Managing expectations

Another subject that was frequently discussed in all focus groups was the belief that the use of AI technology (including ML) would require practitioners to “manage expectations” of “higher ups” (their line managers, and those managing their organisations). In focus groups two thru four, prompt three, which asked the participants to imagine that a newspaper article was being written about their organisation's use of AI, was the prompt most likely to result in discussion of managing expectations.

Participants were most concerned with managing the expectations of those that work above them because these “higher ups” controlled resources and funding of specific departments in the organisation. The use of AI technology was frequently compared to the early days of the digitisation “era” in the mid-1990s, when heritage institutions experienced a radical transformation in the way they delivered access to collections. It may be significant that AI technology is being considered by Galleries, Libraries, Archives and Museums (GLAMs) at a period of time nearly 30 years after the transition to digitisation and mass availability of digital resources. Those beginning their careers in the mid-1990s that experienced the difficulties that came with this disruptive technology first hand may still be on the job and more aware of how important managing expectations of those who allocate resources can be.
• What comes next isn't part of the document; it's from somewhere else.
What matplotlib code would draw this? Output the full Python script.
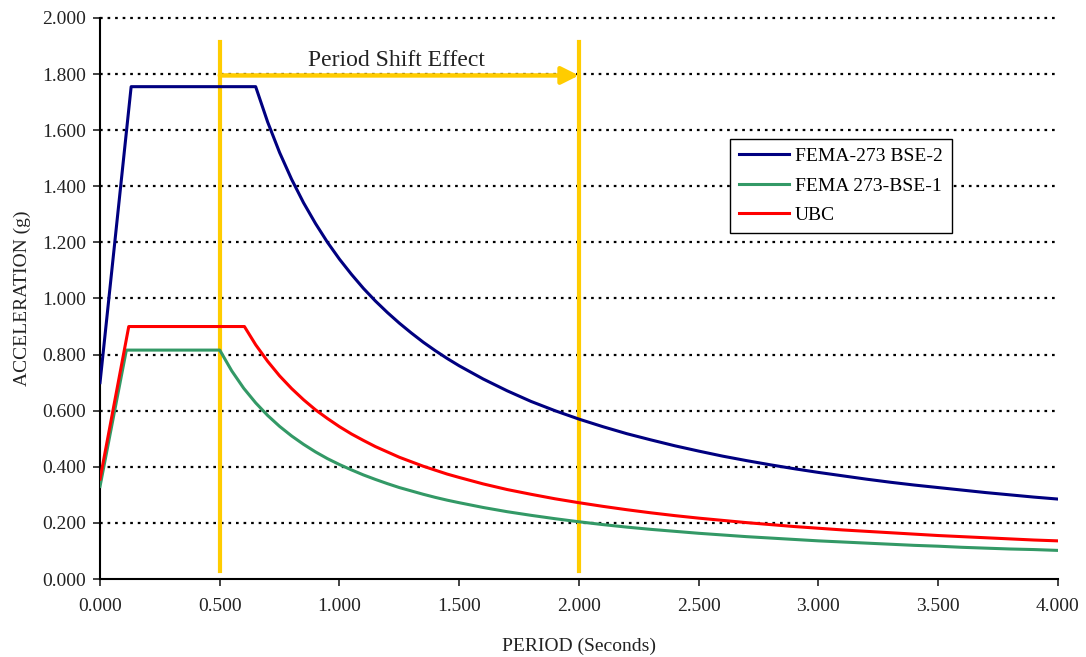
import matplotlib.pyplot as plt

plt.rcParams['font.family'] = ['Liberation Serif', 'DejaVu Serif']

# Спектры ускорений (период, с -> ускорение, g)
tail_t = [0.7, 0.75, 0.8, 0.85, 0.9, 0.95, 1.0, 1.05, 1.1, 1.15, 1.2, 1.25,
          1.3, 1.35, 1.4, 1.45, 1.5,
          1.6, 1.7, 1.8, 1.9, 2.0, 2.1, 2.2, 2.3, 2.4, 2.5, 2.6, 2.7, 2.8, 2.9,
          3.0, 3.1, 3.2, 3.3, 3.4, 3.5, 3.6, 3.7, 3.8, 3.9, 4.0]

bse2_t = [0.0, 0.13, 0.65] + tail_t
bse2_a = [0.700, 1.755, 1.755,
          1.629, 1.520, 1.425, 1.341, 1.267, 1.200, 1.140, 1.086, 1.036, 0.991,
          0.950, 0.912, 0.877, 0.844, 0.814, 0.786, 0.760,
          0.713, 0.671, 0.633, 0.600, 0.570, 0.543, 0.518, 0.496, 0.475, 0.456,
          0.438, 0.422, 0.407, 0.393, 0.380, 0.368, 0.356, 0.345, 0.335, 0.326,
          0.317, 0.308, 0.300, 0.292, 0.285]

bse1_t = [0.0, 0.11, 0.5, 0.55, 0.6, 0.65] + tail_t
bse1_a = [0.330, 0.816, 0.816, 0.742, 0.680, 0.628,
          0.583, 0.544, 0.510, 0.480, 0.453, 0.429, 0.408, 0.389, 0.371, 0.355,
          0.340, 0.326, 0.314, 0.302, 0.291, 0.281, 0.272,
          0.255, 0.240, 0.227, 0.215, 0.204, 0.194, 0.185, 0.177, 0.170, 0.163,
          0.157, 0.151, 0.146, 0.141, 0.136, 0.132, 0.128, 0.124, 0.120, 0.117,
          0.113, 0.110, 0.107, 0.105, 0.102]

ubc_t = [0.0, 0.12, 0.603, 0.65] + tail_t
ubc_a = [0.356, 0.900, 0.900, 0.835,
         0.776, 0.724, 0.679, 0.639, 0.603, 0.572, 0.543, 0.517, 0.494, 0.472,
         0.453, 0.434, 0.418, 0.402, 0.388, 0.374, 0.362,
         0.339, 0.319, 0.302, 0.286, 0.272, 0.259, 0.247, 0.236, 0.226, 0.217,
         0.209, 0.201, 0.194, 0.187, 0.181, 0.175, 0.170, 0.165, 0.160, 0.155,
         0.151, 0.147, 0.143, 0.139, 0.136]

# Сдвиг периода
shift_from = 0.5
shift_to = 2.0

yellow = '#FFCC00'
txt = '#222222'

fig = plt.figure(figsize=(10.86, 6.57), dpi=100)
ax = fig.add_axes([0.0921, 0.1187, 0.882, 0.854])

for yv in [0.2, 0.4, 0.6, 0.8, 1.0, 1.2, 1.4, 1.6, 1.8, 2.0]:
    ax.axhline(yv, color='black', lw=1.6, ls=(0, (1.2, 2.2)), zorder=1, clip_on=False)

ax.plot([shift_from, shift_from], [0.03, 1.915], color=yellow, lw=3, zorder=2)
ax.plot([shift_to, shift_to], [0.03, 1.915], color=yellow, lw=3, zorder=2)
ax.annotate('', xy=(shift_to, 1.795), xytext=(shift_from, 1.795),
            arrowprops=dict(arrowstyle='-|>', color=yellow, lw=3.2,
                            mutation_scale=26, shrinkA=0, shrinkB=0), zorder=3)
ax.text(1.236, 1.85, 'Period Shift Effect', ha='center', va='center',
        fontsize=17, color=txt)

ax.plot(bse2_t, bse2_a, color='#000080', lw=2.2, label='FEMA-273 BSE-2', zorder=4)
ax.plot(bse1_t, bse1_a, color='#339966', lw=2.2, label='FEMA 273-BSE-1', zorder=4)
ax.plot(ubc_t, ubc_a, color='#FF0000', lw=2.2, label='UBC', zorder=5)

ax.set_xlim(0, 4)
ax.set_ylim(0, 2)
ax.set_xticks([0, 0.5, 1, 1.5, 2, 2.5, 3, 3.5, 4])
ax.set_yticks([0, 0.2, 0.4, 0.6, 0.8, 1.0, 1.2, 1.4, 1.6, 1.8, 2.0])
ax.xaxis.set_major_formatter(lambda v, p: f'{v:.3f}')
ax.yaxis.set_major_formatter(lambda v, p: f'{v:.3f}')
ax.tick_params(labelsize=14, colors=txt, length=5, width=1.2, direction='out')
ax.tick_params(axis='x', pad=9)
ax.tick_params(axis='y', pad=5)

for s in ['top', 'right']:
    ax.spines[s].set_visible(False)
for s in ['left', 'bottom']:
    ax.spines[s].set_linewidth(1.5)
    ax.spines[s].set_color('black')

ax.set_xlabel('PERIOD (Seconds)', fontsize=14, color=txt, labelpad=16)
ax.set_ylabel('ACCELERATION (g)', fontsize=14, color=txt, labelpad=8)

leg = ax.legend(loc='upper left', bbox_to_anchor=(0.6575, 0.785), fontsize=14,
                frameon=True, fancybox=False, handlelength=2.6, borderpad=0.45,
                labelspacing=0.62, handletextpad=0.3, borderaxespad=0,
                framealpha=1)
leg.get_frame().set_edgecolor('black')
leg.get_frame().set_linewidth(1.0)

fig.savefig('out.png', dpi=100)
According to PD205:

Yeah it's linked to, to training, but also awareness, especially at the top of the organisation, where people could often see the, the digital solution to be the answer to all the problems, em, and, and that creates quite a different shift in the way an organisation can put it through resources.

PD202 also compared the potential adoption of AI in the sector to previous adoption of digitisation:

Just thinking of management em, and the higher ups of the organisation, when digitisation started being used in archives, one of the issues was that the term digitisation was being bandied about a lot. So, it was almost seen as replacing the physical archives and replacing the work of cataloguing and arranging and, you know, as as mentioned earlier, it isn't just about the specific document you're looking at, you need the context um, it's a huge, hugely important part of our job is to provide that context.

The concern that AI could divert resources away from other day to day work practices is understandable, considering that putting effort in at the start will be necessary. However, PD202's concern that AI technology may leech resources “context” building tasks is worth further investigation. PD202 explained context as expertise in the following statement as “making all of those kinds of connections”:

If we're going to use AI at all in the archive, it should be assisting and never overriding the expertise of the, of, of the professionals, and as PD203 alluded to there, talking about librarians would actually be the archivist involved in something like this, you know our whole training is all about appraising collections and deciding what's kept and what's not kept and why, em, and arranging collections and making all of those kind of connections, so AI should be able to assist us with that, but absolutely never override that.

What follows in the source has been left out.